Exactly as written, retype the listing below, omitting the pictures.

Begin

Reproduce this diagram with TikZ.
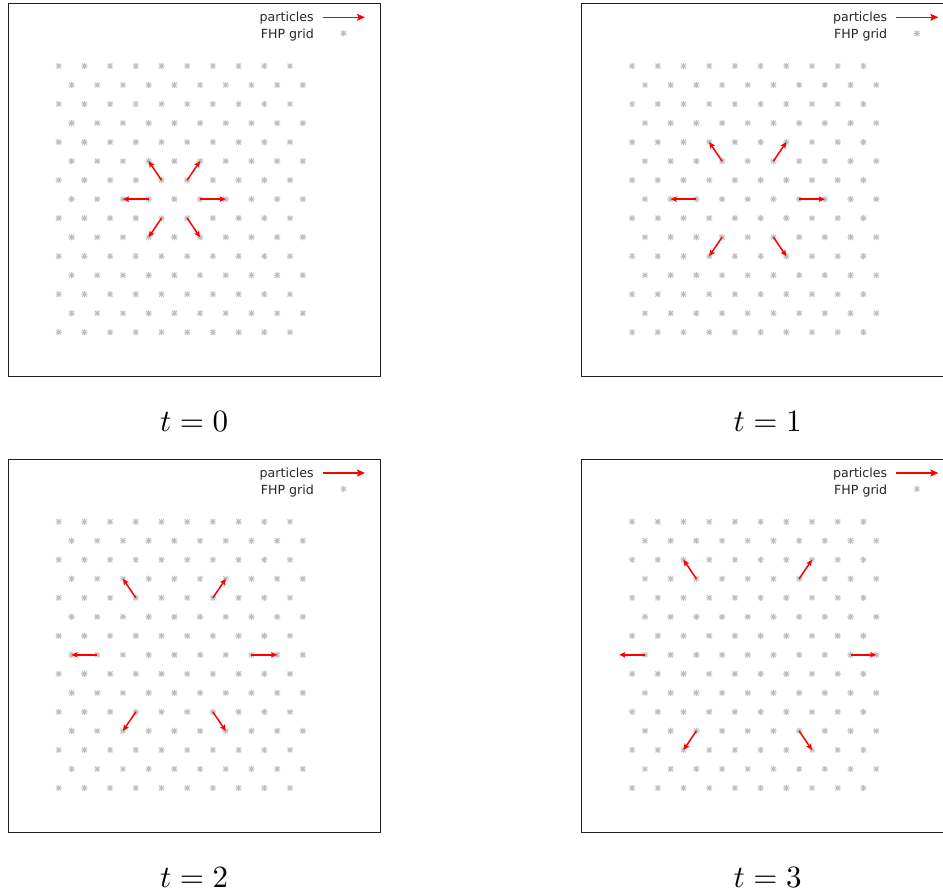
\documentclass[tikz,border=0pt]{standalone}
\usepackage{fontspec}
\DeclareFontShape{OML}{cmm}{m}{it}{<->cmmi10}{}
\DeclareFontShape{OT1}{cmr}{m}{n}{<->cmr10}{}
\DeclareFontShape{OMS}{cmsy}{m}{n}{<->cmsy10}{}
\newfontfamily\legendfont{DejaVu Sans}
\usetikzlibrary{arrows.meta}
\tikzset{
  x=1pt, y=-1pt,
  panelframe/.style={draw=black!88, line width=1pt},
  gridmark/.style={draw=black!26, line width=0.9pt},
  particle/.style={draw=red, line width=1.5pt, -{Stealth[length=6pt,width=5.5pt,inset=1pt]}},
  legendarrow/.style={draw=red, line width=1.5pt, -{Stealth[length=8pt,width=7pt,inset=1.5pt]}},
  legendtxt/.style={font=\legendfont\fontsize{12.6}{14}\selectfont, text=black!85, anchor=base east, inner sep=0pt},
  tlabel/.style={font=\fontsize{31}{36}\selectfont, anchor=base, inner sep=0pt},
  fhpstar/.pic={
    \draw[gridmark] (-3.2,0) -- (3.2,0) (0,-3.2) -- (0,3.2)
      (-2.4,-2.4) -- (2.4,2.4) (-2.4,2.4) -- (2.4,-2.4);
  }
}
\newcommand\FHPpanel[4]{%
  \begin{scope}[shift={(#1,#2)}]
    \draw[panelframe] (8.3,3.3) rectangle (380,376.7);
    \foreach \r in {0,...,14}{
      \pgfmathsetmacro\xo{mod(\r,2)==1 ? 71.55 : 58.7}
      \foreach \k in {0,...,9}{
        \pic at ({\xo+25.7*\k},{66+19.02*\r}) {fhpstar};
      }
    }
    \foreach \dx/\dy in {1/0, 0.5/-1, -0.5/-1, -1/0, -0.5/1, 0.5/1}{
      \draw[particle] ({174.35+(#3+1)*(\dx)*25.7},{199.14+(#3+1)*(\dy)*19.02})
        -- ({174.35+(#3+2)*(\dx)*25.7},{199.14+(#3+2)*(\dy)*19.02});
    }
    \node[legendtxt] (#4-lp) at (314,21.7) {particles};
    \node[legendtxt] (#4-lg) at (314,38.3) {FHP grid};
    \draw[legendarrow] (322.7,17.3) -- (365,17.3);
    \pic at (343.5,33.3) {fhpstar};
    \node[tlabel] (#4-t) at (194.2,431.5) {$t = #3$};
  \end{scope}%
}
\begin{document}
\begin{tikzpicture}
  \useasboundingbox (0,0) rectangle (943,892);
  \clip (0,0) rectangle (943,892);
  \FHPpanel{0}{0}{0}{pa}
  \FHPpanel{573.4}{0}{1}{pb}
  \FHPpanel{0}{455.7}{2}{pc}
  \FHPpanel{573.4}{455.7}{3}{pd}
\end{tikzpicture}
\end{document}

End

◆ Output of the exercise:
Reproduce this diagram with TikZ.
\documentclass[tikz,border=0pt]{standalone}
\usepackage{fontspec}
\DeclareFontShape{OML}{cmm}{m}{it}{<->cmmi10}{}
\DeclareFontShape{OT1}{cmr}{m}{n}{<->cmr10}{}
\DeclareFontShape{OMS}{cmsy}{m}{n}{<->cmsy10}{}
\newfontfamily\legendfont{DejaVu Sans}
\usetikzlibrary{arrows.meta}
\tikzset{
  x=1pt, y=-1pt,
  panelframe/.style={draw=black!88, line width=1pt},
  gridmark/.style={draw=black!26, line width=0.9pt},
  particle/.style={draw=red, line width=1.5pt, -{Stealth[length=6pt,width=5.5pt,inset=1pt]}},
  legendarrow/.style={draw=red, line width=1.5pt, -{Stealth[length=8pt,width=7pt,inset=1.5pt]}},
  legendtxt/.style={font=\legendfont\fontsize{12.6}{14}\selectfont, text=black!85, anchor=base east, inner sep=0pt},
  tlabel/.style={font=\fontsize{31}{36}\selectfont, anchor=base, inner sep=0pt},
  fhpstar/.pic={
    \draw[gridmark] (-3.2,0) -- (3.2,0) (0,-3.2) -- (0,3.2)
      (-2.4,-2.4) -- (2.4,2.4) (-2.4,2.4) -- (2.4,-2.4);
  }
}
\newcommand\FHPpanel[4]{%
  \begin{scope}[shift={(#1,#2)}]
    \draw[panelframe] (8.3,3.3) rectangle (380,376.7);
    \foreach \r in {0,...,14}{
      \pgfmathsetmacro\xo{mod(\r,2)==1 ? 71.55 : 58.7}
      \foreach \k in {0,...,9}{
        \pic at ({\xo+25.7*\k},{66+19.02*\r}) {fhpstar};
      }
    }
    \foreach \dx/\dy in {1/0, 0.5/-1, -0.5/-1, -1/0, -0.5/1, 0.5/1}{
      \draw[particle] ({174.35+(#3+1)*(\dx)*25.7},{199.14+(#3+1)*(\dy)*19.02})
        -- ({174.35+(#3+2)*(\dx)*25.7},{199.14+(#3+2)*(\dy)*19.02});
    }
    \node[legendtxt] (#4-lp) at (314,21.7) {particles};
    \node[legendtxt] (#4-lg) at (314,38.3) {FHP grid};
    \draw[legendarrow] (322.7,17.3) -- (365,17.3);
    \pic at (343.5,33.3) {fhpstar};
    \node[tlabel] (#4-t) at (194.2,431.5) {$t = #3$};
  \end{scope}%
}
\begin{document}
\begin{tikzpicture}
  \useasboundingbox (0,0) rectangle (943,892);
  \clip (0,0) rectangle (943,892);
  \FHPpanel{0}{0}{0}{pa}
  \FHPpanel{573.4}{0}{1}{pb}
  \FHPpanel{0}{455.7}{2}{pc}
  \FHPpanel{573.4}{455.7}{3}{pd}
\end{tikzpicture}
\end{document}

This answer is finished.